А чужие края становились ему все более несносны. Каждый раз, когда в Эйдкунене из скверного русского вагона он пересаживался в превосходный немецкий, он давал себе клятву “в последний раз” уезжать из России; он ходил в уборную плакать, чтобы не видели пассажиры, над тем, что ему суждено мыкаться по свету до смерти? Зачем? Он не мог ответить на это. Но в Гамбурге ставили “Онегина”, в Праге “Пиковую даму”, и надо было ехать. Он был известен Европе как симфонист, теперь он становился ей знаком как оперный композитор.

В этих поездках жизнь возвращала ему забытых людей – прежних консерваторских учеников своих он встречал профессорами консерваторий. С Дезире Падилла он виделся на светских раутах. Все эти встречи были похожи на прощания – словно он памятью возвращался к прошлому, чтобы навеки с ним расстаться. Жизнь вернула ему впавшую в детство Воткинскую “сестрицу”, которая теперь проживала в Каменке и думала, что Петруше все еще шесть лет, и однажды ему пришло письмо от Фанни: Фанни, мадемуазель Фанни, после сорокапятилетней разлуки напомнила ему о себе, прослышав о его славе.

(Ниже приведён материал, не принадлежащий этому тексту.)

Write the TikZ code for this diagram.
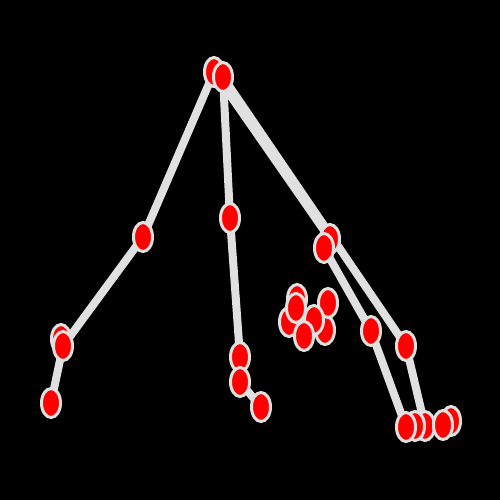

Это было почти то же самое, как если бы его покойная мать вернулась к нему. Фанни просила о свидании, вспоминала воткинские годы, спрашивала про всех родных. Она помнила все, сохраняла его детские тетрадки. Он несколько дней не мог прийти в себя: как, неужели она жива, неужели он увидит ее, и оживут лучшие годы его жизни: брат Коленька, неизменный товарищ игр; уральские черные ночи страшных сказок; материнская рука на его вихрастом затылке, санный путь по берегу Камы. Детство… Он обещал ей в первую же поездку за границу навестить ее, но только через полгода, проездом из Базеля в Париж, заехал в Монбелиар.

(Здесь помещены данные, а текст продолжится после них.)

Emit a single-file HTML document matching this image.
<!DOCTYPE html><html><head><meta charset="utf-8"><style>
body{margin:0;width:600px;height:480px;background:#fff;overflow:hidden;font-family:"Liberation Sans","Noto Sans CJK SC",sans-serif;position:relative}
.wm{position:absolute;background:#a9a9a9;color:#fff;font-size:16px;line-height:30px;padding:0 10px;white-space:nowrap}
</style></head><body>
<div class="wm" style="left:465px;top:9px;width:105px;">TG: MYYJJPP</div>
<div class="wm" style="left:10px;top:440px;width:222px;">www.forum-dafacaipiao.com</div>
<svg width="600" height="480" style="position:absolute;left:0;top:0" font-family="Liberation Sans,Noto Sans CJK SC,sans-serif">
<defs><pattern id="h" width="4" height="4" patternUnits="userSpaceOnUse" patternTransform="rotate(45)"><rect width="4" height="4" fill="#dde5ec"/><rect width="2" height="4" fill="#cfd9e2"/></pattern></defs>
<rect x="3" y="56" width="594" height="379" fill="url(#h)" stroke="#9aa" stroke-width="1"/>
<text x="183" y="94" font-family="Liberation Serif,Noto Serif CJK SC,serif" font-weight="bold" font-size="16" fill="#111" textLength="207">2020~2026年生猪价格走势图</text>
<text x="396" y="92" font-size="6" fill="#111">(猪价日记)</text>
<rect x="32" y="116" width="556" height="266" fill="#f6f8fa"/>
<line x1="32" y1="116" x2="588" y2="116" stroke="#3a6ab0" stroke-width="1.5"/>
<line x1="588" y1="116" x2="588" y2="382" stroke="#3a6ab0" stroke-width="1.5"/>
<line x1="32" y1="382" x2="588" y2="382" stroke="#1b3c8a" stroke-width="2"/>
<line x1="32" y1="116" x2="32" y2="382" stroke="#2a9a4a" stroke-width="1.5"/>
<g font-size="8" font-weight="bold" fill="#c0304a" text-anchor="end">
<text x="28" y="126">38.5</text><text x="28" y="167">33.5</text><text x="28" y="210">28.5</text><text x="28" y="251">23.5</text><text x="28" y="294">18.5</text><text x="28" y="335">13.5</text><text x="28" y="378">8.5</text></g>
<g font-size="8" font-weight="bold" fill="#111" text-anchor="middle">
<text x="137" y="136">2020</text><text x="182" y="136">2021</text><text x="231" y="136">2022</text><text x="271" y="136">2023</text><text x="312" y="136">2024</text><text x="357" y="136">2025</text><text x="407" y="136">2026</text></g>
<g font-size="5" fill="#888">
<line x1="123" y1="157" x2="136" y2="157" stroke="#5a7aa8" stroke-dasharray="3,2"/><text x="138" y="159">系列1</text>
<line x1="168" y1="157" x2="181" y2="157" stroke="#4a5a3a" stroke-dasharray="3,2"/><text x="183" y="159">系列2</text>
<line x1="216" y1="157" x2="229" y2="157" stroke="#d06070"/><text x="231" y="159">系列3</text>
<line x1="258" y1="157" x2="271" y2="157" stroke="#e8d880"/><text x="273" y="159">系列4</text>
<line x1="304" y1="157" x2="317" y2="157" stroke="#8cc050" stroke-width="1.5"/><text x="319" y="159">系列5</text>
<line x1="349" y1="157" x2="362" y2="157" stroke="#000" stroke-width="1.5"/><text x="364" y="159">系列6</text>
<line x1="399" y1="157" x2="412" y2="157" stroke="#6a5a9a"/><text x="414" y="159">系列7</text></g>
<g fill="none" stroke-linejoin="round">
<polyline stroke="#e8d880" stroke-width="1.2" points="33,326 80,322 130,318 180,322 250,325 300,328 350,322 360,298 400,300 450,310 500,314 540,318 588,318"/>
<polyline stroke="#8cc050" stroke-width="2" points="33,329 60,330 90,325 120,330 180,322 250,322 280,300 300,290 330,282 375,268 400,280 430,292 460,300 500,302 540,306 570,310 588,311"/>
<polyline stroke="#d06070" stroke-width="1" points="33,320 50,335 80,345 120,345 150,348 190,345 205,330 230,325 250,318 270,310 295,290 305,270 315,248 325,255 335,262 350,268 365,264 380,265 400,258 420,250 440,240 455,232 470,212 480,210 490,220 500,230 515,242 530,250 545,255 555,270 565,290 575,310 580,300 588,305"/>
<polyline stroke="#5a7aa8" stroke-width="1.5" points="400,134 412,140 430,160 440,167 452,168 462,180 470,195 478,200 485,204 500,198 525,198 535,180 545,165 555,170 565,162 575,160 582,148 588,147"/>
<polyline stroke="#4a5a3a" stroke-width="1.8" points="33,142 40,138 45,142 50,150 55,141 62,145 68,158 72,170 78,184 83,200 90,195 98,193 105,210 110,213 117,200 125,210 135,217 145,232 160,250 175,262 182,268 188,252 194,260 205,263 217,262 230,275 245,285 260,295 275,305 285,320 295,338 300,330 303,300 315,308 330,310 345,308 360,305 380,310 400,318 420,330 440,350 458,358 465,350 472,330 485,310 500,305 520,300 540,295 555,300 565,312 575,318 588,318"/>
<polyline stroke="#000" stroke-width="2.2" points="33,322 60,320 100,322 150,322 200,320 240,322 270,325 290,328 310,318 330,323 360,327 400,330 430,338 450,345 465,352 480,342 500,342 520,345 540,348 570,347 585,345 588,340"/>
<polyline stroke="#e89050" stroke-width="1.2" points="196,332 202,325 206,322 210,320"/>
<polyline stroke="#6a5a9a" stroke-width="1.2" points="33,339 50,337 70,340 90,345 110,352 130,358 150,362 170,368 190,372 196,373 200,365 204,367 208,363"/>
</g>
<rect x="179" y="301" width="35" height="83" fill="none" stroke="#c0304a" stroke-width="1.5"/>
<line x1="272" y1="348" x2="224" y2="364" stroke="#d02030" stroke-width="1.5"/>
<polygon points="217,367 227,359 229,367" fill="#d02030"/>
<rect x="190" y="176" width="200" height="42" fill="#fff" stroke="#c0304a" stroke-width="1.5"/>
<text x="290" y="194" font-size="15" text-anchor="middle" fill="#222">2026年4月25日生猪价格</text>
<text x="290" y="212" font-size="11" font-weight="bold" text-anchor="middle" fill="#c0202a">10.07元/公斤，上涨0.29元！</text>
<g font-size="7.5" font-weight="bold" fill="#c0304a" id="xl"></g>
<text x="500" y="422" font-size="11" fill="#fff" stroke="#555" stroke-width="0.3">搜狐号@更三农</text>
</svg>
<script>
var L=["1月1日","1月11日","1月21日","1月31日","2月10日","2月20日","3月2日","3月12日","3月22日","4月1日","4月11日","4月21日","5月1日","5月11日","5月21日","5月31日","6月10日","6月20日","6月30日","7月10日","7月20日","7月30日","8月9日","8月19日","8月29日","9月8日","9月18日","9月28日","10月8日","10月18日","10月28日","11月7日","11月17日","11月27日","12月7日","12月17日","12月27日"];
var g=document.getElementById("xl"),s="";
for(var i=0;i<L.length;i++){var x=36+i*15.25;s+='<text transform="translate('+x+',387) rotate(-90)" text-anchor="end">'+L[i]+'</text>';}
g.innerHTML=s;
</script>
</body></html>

Маленький городок со старой церковью и главной улицей, обсаженной деревьями, показался ему похожим на русский заштатный городок. В тихой улице ему указали на мещанского вида домик. Когда он вошел, к нему навстречу поднялась толстая старушка, лет семидесяти, с красным лицом. Он узнал ее сразу. “Пьер!” – сказала она тихо и заплакала. Заплакал и он. Она усадила его в кресло, расспросила про всех, даже про тех, кого он сам давным-давно забыл. Она вспомнила его мать, вместе с его детскими дневниками вынула несколько старых писем к ней Александры Андреевны. Он смотрел на нее, на ее, без единого седого волоса, маленькую, аккуратную прическу, на ее живые движения. И из жизни своей, из этой томительной, страшной и чем-то неполной симфонии выводил памятью волнительную, пронзительную тему, начинавшуюся тогда, когда он был “стеклянным мальчиком”, когда впервые для него зазвучала ария Церлины из Моцартова “Дон Жуана”, сыгранная старой оркестриной, в которой сипели и хрипели валы; когда заезжий польский офицер играл ему мазурки Шопена – еще до болезни спинного хребта, полученной по наследству от дедушки Ассиера, до туманной и роковой встречи, на заре юности, с таинственным, обольстительным проходимцем Пиччиоли.